The culture of childhood that played outdoors is gone, and children's everyday life has definitely shifted indoors. This is especially true in the city mainly because of "the culture of fear" in urban areas. That is why I try to expose my students to the natural world, but I need some help.
I teach Pre-K to 18 wonderful children in the Bronx.
Most of the children come from low socio-economic backgrounds and many are second language learners. In our school, 100% of the students receive free lunch. We are a large, urban school in New York City and many of the children come from families who are struggling financially. Our families value education and are excited when they see their children learning and being exposed to new things. I have noticed that many students who are coming to school for the first time do not have a lot of prior knowledge when it comes to nature. Media, visual images, written language, are all important but so is the natural world. Little by little, we are all becoming disconnected from the natural world and are becoming estranged from our natural origins.
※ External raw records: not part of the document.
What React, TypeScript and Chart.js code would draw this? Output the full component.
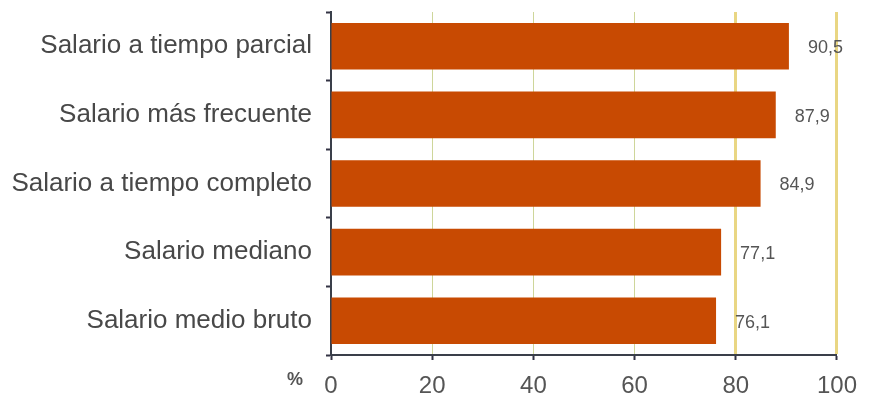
import React, { useEffect, useRef } from "react";
import { Chart, registerables } from "chart.js";

Chart.register(...registerables);

const categories = [
  "Salario a tiempo parcial",
  "Salario más frecuente",
  "Salario a tiempo completo",
  "Salario mediano",
  "Salario medio bruto",
];
const values = [90.5, 87.9, 84.9, 77.1, 76.1];
const valueLabels = ["90,5", "87,9", "84,9", "77,1", "76,1"];
const xTicks = [0, 20, 40, 60, 80, 100];
const axisUnit = "%";

const FONT = "'Liberation Sans', Arial, sans-serif";

export default function App() {
  const ref = useRef<HTMLCanvasElement | null>(null);

  useEffect(() => {
    document.body.style.margin = "0";
    const canvas = ref.current;
    if (!canvas) return;

    const valuePlugin = {
      id: "valueLabels",
      afterDatasetsDraw(chart: any) {
        const ctx = chart.ctx;
        const meta = chart.getDatasetMeta(0);
        ctx.save();
        ctx.font = `18px ${FONT}`;
        ctx.fillStyle = "#555";
        ctx.textAlign = "left";
        ctx.textBaseline = "middle";
        meta.data.forEach((bar: any, i: number) => {
          ctx.fillText(valueLabels[i], bar.x + 19, bar.y + 2);
        });
        const xs = chart.scales.x;
        ctx.font = `bold 18px ${FONT}`;
        ctx.fillStyle = "#555";
        ctx.textAlign = "center";
        ctx.fillText(axisUnit, xs.left - 36, chart.chartArea.bottom + 25);
        ctx.restore();
      },
    };

    const chart = new Chart(canvas, {
      type: "bar",
      data: {
        labels: categories,
        datasets: [
          {
            data: values,
            backgroundColor: "#c84a02",
            barPercentage: 0.68,
            categoryPercentage: 1,
          },
        ],
      },
      options: {
        indexAxis: "y",
        animation: false,
        responsive: false,
        maintainAspectRatio: false,
        layout: { padding: { top: 12, right: 27, left: 0, bottom: 0 } },
        plugins: {
          legend: { display: false },
          tooltip: { enabled: false },
        },
        scales: {
          x: {
            min: 0,
            max: 100,
            afterBuildTicks(scale: any) {
              scale.ticks = xTicks.map((v) => ({ value: v }));
            },
            afterFit(scale: any) {
              scale.height = 46;
            },
            ticks: {
              font: { size: 24, family: FONT },
              color: "#555",
              padding: 12,
              maxRotation: 0,
            },
            grid: {
              color: (c: any) =>
                c.tick && c.tick.value >= 80
                  ? "rgba(226,200,90,0.75)"
                  : c.tick && c.tick.value > 0
                  ? "rgba(190,200,120,0.75)"
                  : "rgba(0,0,0,0)",
              lineWidth: (c: any) => (c.tick && c.tick.value >= 80 ? 3 : 1),
              tickColor: "#334",
              tickLength: 5,
              tickWidth: 2,
              drawTicks: true,
            },
            border: { display: true, color: "#3a3f4a", width: 2, dash: [] },
          },
          y: {
            afterFit(scale: any) {
              scale.width = 331;
              scale.paddingTop = 0;
              scale.paddingBottom = 0;
            },
            ticks: {
              font: { size: 26, family: FONT },
              color: "#484848",
              padding: 14,
            },
            grid: {
              offset: true,
              drawOnChartArea: false,
              drawTicks: true,
              tickLength: 5,
              tickColor: "#334",
              tickWidth: 2,
            },
            border: { display: true, color: "#3a3f4a", width: 2 },
          },
        },
      },
      plugins: [valuePlugin],
    });

    return () => chart.destroy();
  }, []);

  return (
    <div style={{ width: 869, height: 401, background: "#fff" }}>
      <canvas ref={ref} width={869} height={401} style={{ display: "block" }} />
    </div>
  );
}
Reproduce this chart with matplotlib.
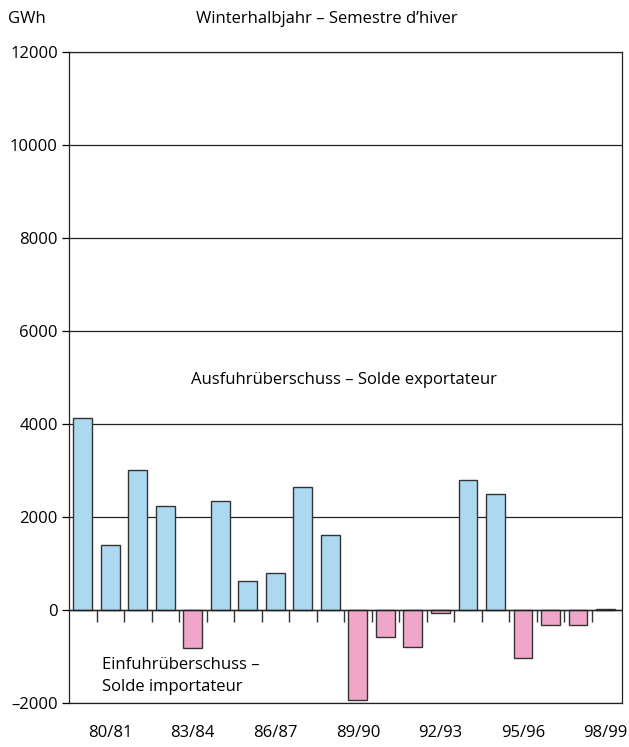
import matplotlib.pyplot as plt
import numpy as np

plt.rcParams['font.family'] = ['Open Sans', 'DejaVu Sans']

# Winterhalbjahr-Saldo in GWh, 79/80 bis 98/99
seasons = ['79/80', '80/81', '81/82', '82/83', '83/84', '84/85', '85/86', '86/87',
           '87/88', '88/89', '89/90', '90/91', '91/92', '92/93', '93/94', '94/95',
           '95/96', '96/97', '97/98', '98/99']
saldo = [4130, 1400, 3020, 2230, -810, 2350, 630, 800, 2650, 1620,
         -1930, -590, -800, -60, 2800, 2500, -1030, -320, -320, 20]
shown_labels = ['80/81', '83/84', '86/87', '89/90', '92/93', '95/96', '98/99']

x = np.arange(len(seasons))
colors = ['#acd9ef' if v >= 0 else '#f0a6c8' for v in saldo]

fig = plt.figure(figsize=(6.29, 7.47), dpi=100)
ax = fig.add_axes([0.1097, 0.0589, 0.879, 0.8715])

ax.bar(x, saldo, width=0.68, color=colors, edgecolor='#333333', linewidth=1.0, zorder=3)

ax.set_xlim(-0.5, 19.6)
ax.set_ylim(-2000, 12000)
ax.set_yticks(range(-2000, 12001, 2000))
ax.set_yticklabels([f'{v}'.replace('-', '\u2013') for v in range(-2000, 12001, 2000)])
ax.yaxis.grid(True, color='#222222', linewidth=0.9, zorder=1)
ax.axhline(0, color='#222222', linewidth=1.0, zorder=4)

# Teilstriche zwischen den Balken an der Nulllinie
ax.vlines(x[:-1] + 0.5, -250, 0, color='#333333', linewidth=1.0, zorder=4)

ax.set_xticks([seasons.index(s) for s in shown_labels])
ax.set_xticklabels(shown_labels)
ax.tick_params(axis='x', length=0, pad=16, labelsize=12)
ax.tick_params(axis='y', length=5, width=0.9, labelsize=12, pad=3)
for sp in ax.spines.values():
    sp.set_color('#222222')
    sp.set_linewidth(0.9)

ax.text(9.5, 4950, 'Ausfuhrüberschuss – Solde exportateur', ha='center', va='center', fontsize=12)
ax.text(0.7, -1420, 'Einfuhrüberschuss –\nSolde importateur', ha='left', va='center',
        fontsize=12, linespacing=1.5)

fig.text(0.52, 0.975, 'Winterhalbjahr – Semestre d’hiver', ha='center', va='center', fontsize=12)
fig.text(0.012, 0.975, 'GWh', ha='left', va='center', fontsize=12)

fig.savefig('out.png', dpi=100)
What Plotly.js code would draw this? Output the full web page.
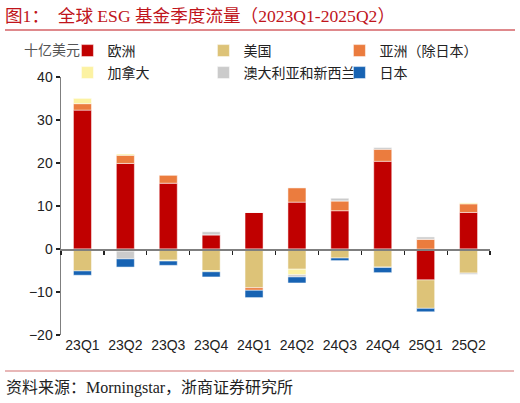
<!DOCTYPE html>
<html>
<head>
<meta charset="utf-8">
<script src="https://cdn.plot.ly/plotly-3.0.1.min.js"></script>
<style>
  html, body { margin: 0; padding: 0; background: #fff; }
  #plotDiv { width: 520px; height: 403px; }
</style>
</head>
<body>
<div id="plotDiv"></div>
<script>
// quarters and flows (billion USD)
var quarters = ['23Q1', '23Q2', '23Q3', '23Q4', '24Q1', '24Q2', '24Q3', '24Q4', '25Q1', '25Q2'];
var europe   = [32.3, 19.9, 15.3, 3.3, 8.5, 10.9, 8.9, 20.4, -7.2, 8.5];
var usa      = [-5.1, -0.5, -2.6, -5.0, -9.0, -4.7, -2.1, -4.2, -6.6, -5.6];
var asia     = [1.5, 1.9, 1.9, 0, -0.6, 3.3, 2.3, 2.8, 2.3, 2.0];
var canada   = [1.3, 0.3, -0.2, -0.3, 0, -1.3, 0, -0.1, 0, 0.3];
var ausnz    = [0, -1.8, 0, 0.7, 0, -0.5, 0.6, 0.4, 0.5, -0.3];
var japan    = [-1.0, -1.9, -1.0, -1.2, -1.7, -1.4, -0.6, -1.2, -0.8, 0];

var names  = ['欧洲', '美国', '亚洲（除日本）', '加拿大', '澳大利亚和新西兰', '日本'];
var colors = ['#C00000', '#DDC378', '#EB7C3E', '#FCF2A2', '#CBCBCB', '#1763B3'];
var series = [europe, usa, asia, canada, ausnz, japan];

var cjk = '"Liberation Sans", "Noto Sans CJK SC", sans-serif';
var serif = '"Liberation Serif", "Noto Sans CJK SC", serif';

var data = [];
for (var i = 0; i < series.length; i++) {
  data.push({
    type: 'bar',
    x: quarters,
    y: series[i],
    name: names[i],
    legend: i < 3 ? 'legend' : 'legend2',
    width: 0.42,
    marker: { color: colors[i], line: { color: 'rgba(255,255,255,0.7)', width: 0.7 } },
    hoverinfo: 'name+y'
  });
}

// boundary ticks on the zero line
var boundaries = [];
for (var k = 0; k <= quarters.length; k++) boundaries.push(k - 0.5);

var legendBase = {
  orientation: 'h',
  xanchor: 'left', yanchor: 'middle',
  font: { family: cjk, size: 14, color: '#222' },
  entrywidth: 91,
  itemwidth: 30,
  traceorder: 'normal',
  bgcolor: 'rgba(0,0,0,0)',
  borderwidth: 0,
  tracegroupgap: 0,
  x: 0.015
};

var layout = {
  width: 520,
  height: 403,
  margin: { l: 61, r: 30, t: 77, b: 68, autoexpand: false },
  paper_bgcolor: '#fff',
  plot_bgcolor: '#fff',
  barmode: 'relative',
  showlegend: true,
  legend: Object.assign({}, legendBase, { y: 1 + (77 - 51) / 258 }),
  legend2: Object.assign({}, legendBase, { y: 1 + (77 - 73) / 258 }),
  xaxis: {
    type: 'category',
    range: [-0.5, quarters.length - 0.5],
    showline: false,
    ticks: '',
    showgrid: false,
    zeroline: false,
    tickfont: { family: '"Liberation Sans", Arial, sans-serif', size: 14, color: '#222' },
    ticklen: 0
  },
  xaxis2: {
    overlaying: 'x',
    anchor: 'free',
    position: 1 / 3,
    range: [-0.5, quarters.length - 0.5],
    showline: true,
    linecolor: '#7f7f7f',
    linewidth: 1.5,
    ticks: 'outside',
    tickmode: 'array',
    tickvals: boundaries,
    ticklen: 4,
    tickwidth: 1.2,
    tickcolor: '#222',
    showticklabels: false,
    showgrid: false,
    zeroline: false
  },
  yaxis: {
    range: [-20, 40],
    dtick: 10,
    showline: true,
    linecolor: '#7f7f7f',
    linewidth: 1.5,
    ticks: 'outside',
    ticklen: 4,
    tickwidth: 1.2,
    tickcolor: '#222',
    showgrid: false,
    zeroline: false,
    tickfont: { family: '"Liberation Sans", Arial, sans-serif', size: 14, color: '#222' }
  },
  annotations: [
    { text: '图1：  全球 ESG 基金季度流量（2023Q1-2025Q2）', xref: 'paper', yref: 'paper',
      x: -58 / 429, y: 1 + (77 - 16) / 258, xanchor: 'left', yanchor: 'middle', showarrow: false,
      font: { family: serif, size: 17.6, color: '#C0141B' } },
    { text: '十亿美元', xref: 'paper', yref: 'paper',
      x: -39 / 429, y: 1 + (77 - 50) / 258, xanchor: 'left', yanchor: 'middle', showarrow: false,
      font: { family: cjk, size: 14, color: '#555' } },
    { text: '资料来源：Morningstar，浙商证券研究所', xref: 'paper', yref: 'paper',
      x: -57 / 429, y: -(388 - 335) / 258, xanchor: 'left', yanchor: 'middle', showarrow: false,
      font: { family: serif, size: 16, color: '#222' } }
  ],
  shapes: [
    { type: 'line', xref: 'paper', yref: 'paper', x0: -56 / 429, x1: 1 + 25 / 429,
      y0: 1 + (77 - 30) / 258, y1: 1 + (77 - 30) / 258, line: { color: '#C0141B', width: 1.2 } },
    { type: 'line', xref: 'paper', yref: 'paper', x0: -56 / 429, x1: 1 + 24 / 429,
      y0: -(371 - 335) / 258, y1: -(371 - 335) / 258, line: { color: '#D27070', width: 1.2 } }
  ]
};

// invisible trace so the zero-line axis is drawn
data.push({ type: 'scatter', x: [0], y: [0], xaxis: 'x2', mode: 'markers',
  marker: { opacity: 0 }, showlegend: false, hoverinfo: 'skip' });

Plotly.newPlot('plotDiv', data, layout, { displayModeBar: false, staticPlot: true });
</script>
</body>
</html>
Until recent history, children grew up with intimate contact with nature. My students in New York City have few opportunities for outdoor free play and cannot explore nature. In a way, I consider this a type of "childhood imprisonment." As a mother, I always felt it was important for my children to be exposed to nature. I have always been known at school for being the teacher who has pets, plants, and for promoting "being green". For example, my young students are taught to recycle, respect living things, and to be conscious of fighting a culture of "polluting the earth." Nature helps children develop the power of observation and creativity and a sense of peace. Children will also begin to feel one with the world and this will foster a sense of wonder. Every early childhood teacher knows that wonder is necessary to become a life long learner. I am hoping to have New York Wild visit our classroom with a menagerie of exotic animals such as an alligator and a giant python.
I am so excited when I can bring "nature" into our little classroom on the first floor of our big, urban school.
I believe a love of nature will grow out of my students' regular contact with the natural world. Children are born with "nature" based instincts. I have yet to meet a child who was not interested in living things and nature. I have students in all the grades who love to stop by to see our "pets" and all the cool stuff in our "science center." It truly peeks their curiosity and interest.